» What is required
Copy each line below exactly and leave the pictures out.

» Dataset section
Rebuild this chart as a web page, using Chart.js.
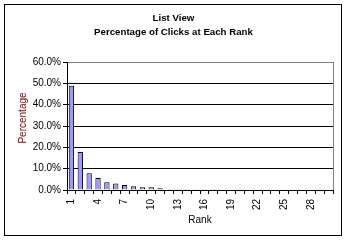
<!DOCTYPE html>
<html>
<head>
<meta charset="utf-8">
<script src="https://cdn.jsdelivr.net/npm/chart.js@4/dist/chart.umd.min.js"></script>
<style>
html,body{margin:0;padding:0;background:#fff;}
#wrap{width:347px;height:242px;position:relative;}
</style>
</head>
<body>
<div id="wrap"><canvas id="c" width="347" height="242"></canvas></div>
<script>
const titleLines = ['List View', 'Percentage of Clicks at Each Rank'];
const yTitle = 'Percentage';
const xTitle = 'Rank';
const ranks = ['1','2','3','4','5','6','7','8','9','10','11','12','13','14','15','16','17','18','19','20','21','22','23','24','25','26','27','28','29','30'];
const clickPct = [48.9, 17.8, 7.8, 5.6, 3.6, 3.1, 2.3, 1.8, 1.3, 1.3, 0.8, 0.35, 0.3, 0.3, 0.3, 0.3, 0.3, 0, 0, 0, 0, 0, 0, 0, 0, 0, 0, 0, 0, 0];
const yTickLabels = ['0.0%', '10.0%', '20.0%', '30.0%', '40.0%', '50.0%', '60.0%'];

const FONT = '"Liberation Sans", Arial, sans-serif';

const decor = {
  id: 'decor',
  afterDraw(chart) {
    const ctx = chart.ctx;
    const a = chart.chartArea;
    ctx.save();
    ctx.strokeStyle = '#808080';
    ctx.lineWidth = 1;
    ctx.beginPath();
    ctx.moveTo(Math.round(a.right) + 0.5, Math.round(a.top));
    ctx.lineTo(Math.round(a.right) + 0.5, Math.round(a.bottom));
    ctx.stroke();
    ctx.strokeStyle = '#000';
    ctx.strokeRect(4.5, 4.5, 337, 231);
    ctx.fillStyle = '#000';
    ctx.font = 'bold 9.7px ' + FONT;
    ctx.textAlign = 'center';
    ctx.textBaseline = 'alphabetic';
    ctx.fillText(titleLines[0], 173.5, 21);
    ctx.fillText(titleLines[1], 173.5, 34.5);
    ctx.translate(25.5, 118);
    ctx.rotate(-Math.PI / 2);
    ctx.fillStyle = '#800000';
    ctx.font = '10px ' + FONT;
    ctx.textAlign = 'center';
    ctx.textBaseline = 'alphabetic';
    ctx.fillText(yTitle, 0, 0);
    ctx.restore();
  }
};

new Chart(document.getElementById('c'), {
  type: 'bar',
  data: {
    labels: ranks,
    datasets: [{
      data: clickPct,
      backgroundColor: '#9999FF',
      borderColor: '#000',
      borderWidth: 1,
      borderSkipped: 'start',
      barPercentage: 0.6,
      categoryPercentage: 1.0
    }]
  },
  options: {
    responsive: false,
    animation: false,
    devicePixelRatio: 1,
    layout: { padding: { left: 0, right: 14, top: 62, bottom: 0 } },
    plugins: { legend: { display: false }, title: { display: false }, tooltip: { enabled: false } },
    scales: {
      x: {
        offset: true,
        grid: { display: true, drawOnChartArea: false, drawTicks: true, tickLength: 4, tickColor: '#000', offset: true },
        border: { display: true, color: '#000', width: 1 },
        ticks: {
          autoSkip: false, maxRotation: 90, minRotation: 90, padding: 5,
          color: '#000', font: { family: FONT, size: 10 },
          callback: (v, i) => (i % 3 === 0 ? ranks[i] : '')
        },
        title: { display: true, text: xTitle, color: '#000', font: { family: FONT, size: 10 }, padding: { top: 16, bottom: 16 } },
        afterFit(s) { s.height = 52; }
      },
      y: {
        min: 0, max: 60,
        ticks: {
          stepSize: 10, padding: 2, color: '#000', font: { family: FONT, size: 10 },
          callback: (v, i) => yTickLabels[i]
        },
        grid: {
          drawTicks: true, tickLength: 4, tickColor: '#000', lineWidth: 1,
          color: (c) => (c.index === 6 ? '#808080' : '#000')
        },
        border: { display: true, color: '#000', width: 1 },
        afterFit(s) { s.width = 67; }
      }
    }
  },
  plugins: [decor]
});
</script>
</body>
</html>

» Answer
Rebuild this chart as a web page, using Chart.js.
<!DOCTYPE html>
<html>
<head>
<meta charset="utf-8">
<script src="https://cdn.jsdelivr.net/npm/chart.js@4/dist/chart.umd.min.js"></script>
<style>
html,body{margin:0;padding:0;background:#fff;}
#wrap{width:347px;height:242px;position:relative;}
</style>
</head>
<body>
<div id="wrap"><canvas id="c" width="347" height="242"></canvas></div>
<script>
const titleLines = ['List View', 'Percentage of Clicks at Each Rank'];
const yTitle = 'Percentage';
const xTitle = 'Rank';
const ranks = ['1','2','3','4','5','6','7','8','9','10','11','12','13','14','15','16','17','18','19','20','21','22','23','24','25','26','27','28','29','30'];
const clickPct = [48.9, 17.8, 7.8, 5.6, 3.6, 3.1, 2.3, 1.8, 1.3, 1.3, 0.8, 0.35, 0.3, 0.3, 0.3, 0.3, 0.3, 0, 0, 0, 0, 0, 0, 0, 0, 0, 0, 0, 0, 0];
const yTickLabels = ['0.0%', '10.0%', '20.0%', '30.0%', '40.0%', '50.0%', '60.0%'];

const FONT = '"Liberation Sans", Arial, sans-serif';

const decor = {
  id: 'decor',
  afterDraw(chart) {
    const ctx = chart.ctx;
    const a = chart.chartArea;
    ctx.save();
    ctx.strokeStyle = '#808080';
    ctx.lineWidth = 1;
    ctx.beginPath();
    ctx.moveTo(Math.round(a.right) + 0.5, Math.round(a.top));
    ctx.lineTo(Math.round(a.right) + 0.5, Math.round(a.bottom));
    ctx.stroke();
    ctx.strokeStyle = '#000';
    ctx.strokeRect(4.5, 4.5, 337, 231);
    ctx.fillStyle = '#000';
    ctx.font = 'bold 9.7px ' + FONT;
    ctx.textAlign = 'center';
    ctx.textBaseline = 'alphabetic';
    ctx.fillText(titleLines[0], 173.5, 21);
    ctx.fillText(titleLines[1], 173.5, 34.5);
    ctx.translate(25.5, 118);
    ctx.rotate(-Math.PI / 2);
    ctx.fillStyle = '#800000';
    ctx.font = '10px ' + FONT;
    ctx.textAlign = 'center';
    ctx.textBaseline = 'alphabetic';
    ctx.fillText(yTitle, 0, 0);
    ctx.restore();
  }
};

new Chart(document.getElementById('c'), {
  type: 'bar',
  data: {
    labels: ranks,
    datasets: [{
      data: clickPct,
      backgroundColor: '#9999FF',
      borderColor: '#000',
      borderWidth: 1,
      borderSkipped: 'start',
      barPercentage: 0.6,
      categoryPercentage: 1.0
    }]
  },
  options: {
    responsive: false,
    animation: false,
    devicePixelRatio: 1,
    layout: { padding: { left: 0, right: 14, top: 62, bottom: 0 } },
    plugins: { legend: { display: false }, title: { display: false }, tooltip: { enabled: false } },
    scales: {
      x: {
        offset: true,
        grid: { display: true, drawOnChartArea: false, drawTicks: true, tickLength: 4, tickColor: '#000', offset: true },
        border: { display: true, color: '#000', width: 1 },
        ticks: {
          autoSkip: false, maxRotation: 90, minRotation: 90, padding: 5,
          color: '#000', font: { family: FONT, size: 10 },
          callback: (v, i) => (i % 3 === 0 ? ranks[i] : '')
        },
        title: { display: true, text: xTitle, color: '#000', font: { family: FONT, size: 10 }, padding: { top: 16, bottom: 16 } },
        afterFit(s) { s.height = 52; }
      },
      y: {
        min: 0, max: 60,
        ticks: {
          stepSize: 10, padding: 2, color: '#000', font: { family: FONT, size: 10 },
          callback: (v, i) => yTickLabels[i]
        },
        grid: {
          drawTicks: true, tickLength: 4, tickColor: '#000', lineWidth: 1,
          color: (c) => (c.index === 6 ? '#808080' : '#000')
        },
        border: { display: true, color: '#000', width: 1 },
        afterFit(s) { s.width = 67; }
      }
    }
  },
  plugins: [decor]
});
</script>
</body>
</html>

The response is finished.